While the platform’s AI system allowed for inputting keyphrases and corresponding bot replies, it failed to address contextual responses out-of-the-box. For example, since the first question’s answer is Ukraine, Chatfuel’s AI module only allowed for when the user to say this to always react a certain way. So at first, if the user would enter Ukraine for the second question, it would still return a correct response because it didn’t yet understand that the answer only pertained to question one. The user could even get a correct response by typing Ukraine right when the chatbot conversation started. Eugenie simply didn’t understand context.
This time around, I resolved the issue with another workaround in the form of a system of checks. I assigned each of the four answers to redirect the bot internally to a check question block which would return a correct response if and only if the bot had asked the corresponding question. Otherwise the bot would fall back on an incorrect response.
Again, this is an example of one of the many issues I was forced to address with a workaround while using Chatfuel to make a quiz bot. I could write up a whole blog post just on Chatfuel workarounds but in the end, I resolved all the major issues with creative solutions. Talking with Eugenie was finally feeling far more natural, it just required some tinkering to get there.
6. Testing & Revising
When I initially had the first Eugenie prototype up and running, I turned to Eurovision fans and friends to help out in testing and revising. Just like with any product design, user testing throughout the process is invaluable as it helps uncover unforeseen issues as early as possible.

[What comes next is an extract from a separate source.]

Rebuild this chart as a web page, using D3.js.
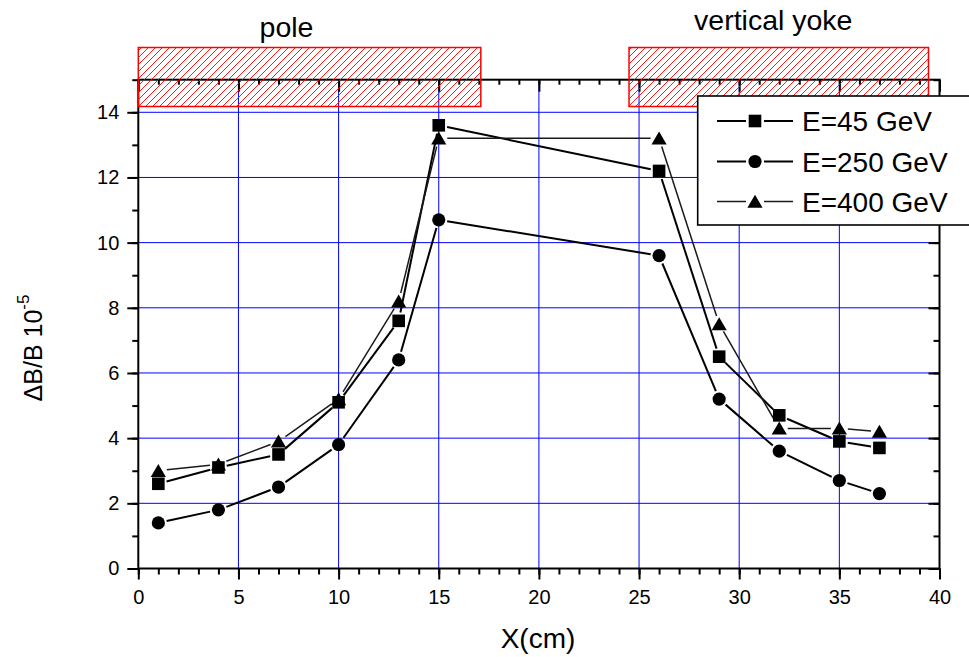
<!DOCTYPE html>
<html>
<head>
<meta charset="utf-8">
<script src="https://cdn.jsdelivr.net/npm/d3@7"></script>
<style>
  html, body { margin: 0; padding: 0; background: #fff; }
  svg { display: block; font-family: "Liberation Sans", Arial, sans-serif; }
</style>
</head>
<body>
<svg id="chart" width="969" height="657"></svg>
<script>
// ---- data ----
const xValues = [1, 4, 7, 10, 13, 15, 26, 29, 32, 35, 37];
const e45  = [2.6, 3.1, 3.5, 5.1, 7.6, 13.6, 12.2, 6.5, 4.7, 3.9, 3.7];
const e250 = [1.4, 1.8, 2.5, 3.8, 6.4, 10.7, 9.6, 5.2, 3.6, 2.7, 2.3];
const e400 = [3.0, 3.2, 3.9, 5.2, 8.2, 13.2, 13.2, 7.5, 4.3, 4.3, 4.2];
const seriesNames = ["E=45 GeV", "E=250 GeV", "E=400 GeV"];
const xTicks = [0, 5, 10, 15, 20, 25, 30, 35, 40];
const yTicks = [0, 2, 4, 6, 8, 10, 12, 14];
const regionNames = ["pole", "vertical yoke"];
const regionStart = [0, 24.5];
const regionEnd = [17.1, 39.45];
const regionLabelX = [7.4, 31.7];

// ---- layout ----
const svg = d3.select("#chart");
const L = 138.3, R = 939.5, B = 568.5, T = 79.7;
const x = d3.scaleLinear().domain([0, 40]).range([L, R]);
const y = d3.scaleLinear().domain([0, 15]).range([B, T]);

// hatch pattern
const defs = svg.append("defs");
const pat = defs.append("pattern").attr("id", "hatch")
  .attr("patternUnits", "userSpaceOnUse").attr("width", 7).attr("height", 7);
pat.append("path").attr("d", "M-1,1 l2,-2 M0,7 l7,-7 M6,8 l2,-2")
  .attr("stroke", "#ff0000").attr("stroke-width", 0.9).attr("fill", "none");

// grid
const g = svg.append("g");
g.selectAll("line.gx").data(xTicks.filter(d => d > 0 && d < 40)).join("line")
  .attr("x1", d => x(d)).attr("x2", d => x(d)).attr("y1", B).attr("y2", T)
  .attr("stroke", "#0000ff").attr("stroke-width", 1);
g.selectAll("line.gy").data(yTicks.filter(d => d > 0)).join("line")
  .attr("y1", d => y(d)).attr("y2", d => y(d)).attr("x1", L).attr("x2", R)
  .attr("stroke", "#0000ff").attr("stroke-width", 1);

// axes
const minorX = d3.range(0, 41, 1);
const minorY = d3.range(0, 16, 1);
function styleAxis(sel) {
  sel.select(".domain").remove();
  sel.selectAll("line").attr("stroke", "#000").attr("stroke-width", 2);
  sel.selectAll("text").attr("font-size", "20px").attr("fill", "#000");
}
// bottom
svg.append("g").attr("transform", `translate(0,${B})`)
  .call(d3.axisBottom(x).tickValues(minorX).tickSize(6).tickFormat(""))
  .call(styleAxis);
svg.append("g").attr("transform", `translate(0,${B})`)
  .call(d3.axisBottom(x).tickValues(xTicks).tickSize(11).tickPadding(10).tickFormat(d3.format("d")))
  .call(styleAxis);
// top (inward)
svg.append("g").attr("transform", `translate(0,${T})`)
  .call(d3.axisBottom(x).tickValues(minorX).tickSize(5).tickFormat(""))
  .call(styleAxis);
svg.append("g").attr("transform", `translate(0,${T})`)
  .call(d3.axisBottom(x).tickValues(xTicks).tickSize(12).tickFormat(""))
  .call(styleAxis);
// left
svg.append("g").attr("transform", `translate(${L},0)`)
  .call(d3.axisLeft(y).tickValues(minorY).tickSize(6).tickFormat(""))
  .call(styleAxis);
svg.append("g").attr("transform", `translate(${L},0)`)
  .call(d3.axisLeft(y).tickValues(yTicks).tickSize(11).tickPadding(8).tickFormat(d3.format("d")))
  .call(styleAxis);
// right (inward)
svg.append("g").attr("transform", `translate(${R},0)`)
  .call(d3.axisLeft(y).tickValues(minorY).tickSize(6).tickFormat(""))
  .call(styleAxis);
svg.append("g").attr("transform", `translate(${R},0)`)
  .call(d3.axisLeft(y).tickValues(yTicks).tickSize(11).tickFormat(""))
  .call(styleAxis);
// frame
svg.append("rect").attr("x", L).attr("y", T).attr("width", R - L).attr("height", B - T)
  .attr("fill", "none").attr("stroke", "#000").attr("stroke-width", 2);

// axis titles
svg.append("text").attr("x", 538).attr("y", 648).attr("text-anchor", "middle")
  .attr("font-size", "28px").text("X(cm)");
const yt = svg.append("text").attr("transform", "translate(42,348) rotate(-90)")
  .attr("text-anchor", "middle").attr("font-size", "25px");
yt.append("tspan").text("\u0394B/B 10");
yt.append("tspan").attr("dy", -13).attr("font-size", "17px").text("-5");

// markers & series
const series = [
  { vals: e45, shape: "square", width: 2, color: "#000" },
  { vals: e250, shape: "circle", width: 2, color: "#000" },
  { vals: e400, shape: "triangle", width: 1.5, color: "#1a1a1a" }
];
function drawMarker(sel, shape, cx, cy) {
  if (shape === "square") {
    sel.append("rect").attr("x", cx - 6.3).attr("y", cy - 6.3).attr("width", 12.6).attr("height", 12.6).attr("fill", "#000");
  } else if (shape === "circle") {
    sel.append("circle").attr("cx", cx).attr("cy", cy).attr("r", 6.6).attr("fill", "#000");
  } else {
    sel.append("path").attr("d", `M${cx},${cy - 6.8} L${cx + 7.6},${cy + 6.2} L${cx - 7.6},${cy + 6.2} Z`).attr("fill", "#000");
  }
}
const gap = 8.5;
const plotG = svg.append("g");
series.forEach(s => {
  const pts = xValues.map((xv, i) => [x(xv), y(s.vals[i])]);
  for (let i = 0; i < pts.length - 1; i++) {
    const [x0, y0] = pts[i], [x1, y1] = pts[i + 1];
    const dx = x1 - x0, dy = y1 - y0, len = Math.hypot(dx, dy);
    if (len <= 2 * gap) continue;
    const ux = dx / len, uy = dy / len;
    plotG.append("line")
      .attr("x1", x0 + ux * gap).attr("y1", y0 + uy * gap)
      .attr("x2", x1 - ux * gap).attr("y2", y1 - uy * gap)
      .attr("stroke", s.color).attr("stroke-width", s.width);
  }
});
series.forEach(s => {
  xValues.forEach((xv, i) => drawMarker(plotG, s.shape, x(xv), y(s.vals[i])));
});

// hatched regions
regionNames.forEach((name, i) => {
  const x0 = x(regionStart[i]), x1 = x(regionEnd[i]);
  svg.append("rect").attr("x", x0).attr("y", 47.5).attr("width", x1 - x0).attr("height", 59)
    .attr("fill", "url(#hatch)").attr("stroke", "#ff0000").attr("stroke-width", 1.5);
  svg.append("text").attr("x", x(regionLabelX[i])).attr("y", i === 0 ? 37 : 30)
    .attr("text-anchor", "middle").attr("font-size", "28.5px").text(name);
});

// legend
const lg = svg.append("g");
lg.append("rect").attr("x", 697.7).attr("y", 96).attr("width", 300).attr("height", 129)
  .attr("fill", "#fff").attr("stroke", "#000").attr("stroke-width", 1.6);
const rowY = [121, 161.5, 201.5];
series.forEach((s, i) => {
  const cy = rowY[i];
  lg.append("line").attr("x1", 717).attr("x2", 746).attr("y1", cy).attr("y2", cy)
    .attr("stroke", s.color).attr("stroke-width", s.width);
  lg.append("line").attr("x1", 764).attr("x2", 793).attr("y1", cy).attr("y2", cy)
    .attr("stroke", s.color).attr("stroke-width", s.width);
  drawMarker(lg, s.shape, 755, cy);
  lg.append("text").attr("x", 802).attr("y", cy + 10).attr("font-size", "28px").text(seriesNames[i]);
});
</script>
</body>
</html>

One of the best ways to user test chatbots is called Wizard of Oz Testing. Just like the name suggests, it means pretending to be a bot with real users to identify issues like redundant questions, hidden entities, and additional complexities.
Observing user’s interactions with Eugenie tremendously helped in improving the bot. I won’t go into all the details but the most helpful and obvious issue was that Chatfuel’s limitations were again apparent if the user started small talk with the bot. Using the service’s AI module, the only option was to manually type as many small talk phrases and responses that I could think of.
Luckily it wasn’t long before I discovered that I could integrate Dialogflow’s comprehensive small talk feature within Chatfuel by relaying any unrecognized phrases to the service. Again Eugenie instantly transformed in front of my eyes and most of the initial minor issues vanished.
7. In Conclusion
I’m the first to admit that Eugenie is far from the most sophisticated chatbot out there; however, along the way of developing it I pushed Chatfuel to its boundaries and learned a lot along the way.
If you’re about to embark on making your very own chatbot, I hope you find value in this post and am curious to see how the technology which powers chatbots and AI continues to improve in the future. One thing for sure in the future: be sure to keep your eyes out for Eugenie as the next Eurovision approaches. You never know whether or not Eugenie will pop-up smarter and sassier than ever to get you back into the contest.
Chatbots have come a long way since conception in the 50s but the technology that powers them is often over-hyped and not quite there yet. It is possible to make a seemingly intelligent chatbot in 2018 for a designer, but that’s not without facing countless issues. With interest in the field increasing over the past couple of years, it’s only a matter of time before designing a delightful, engaging, and complex chatbot will be as seamless as talking to one.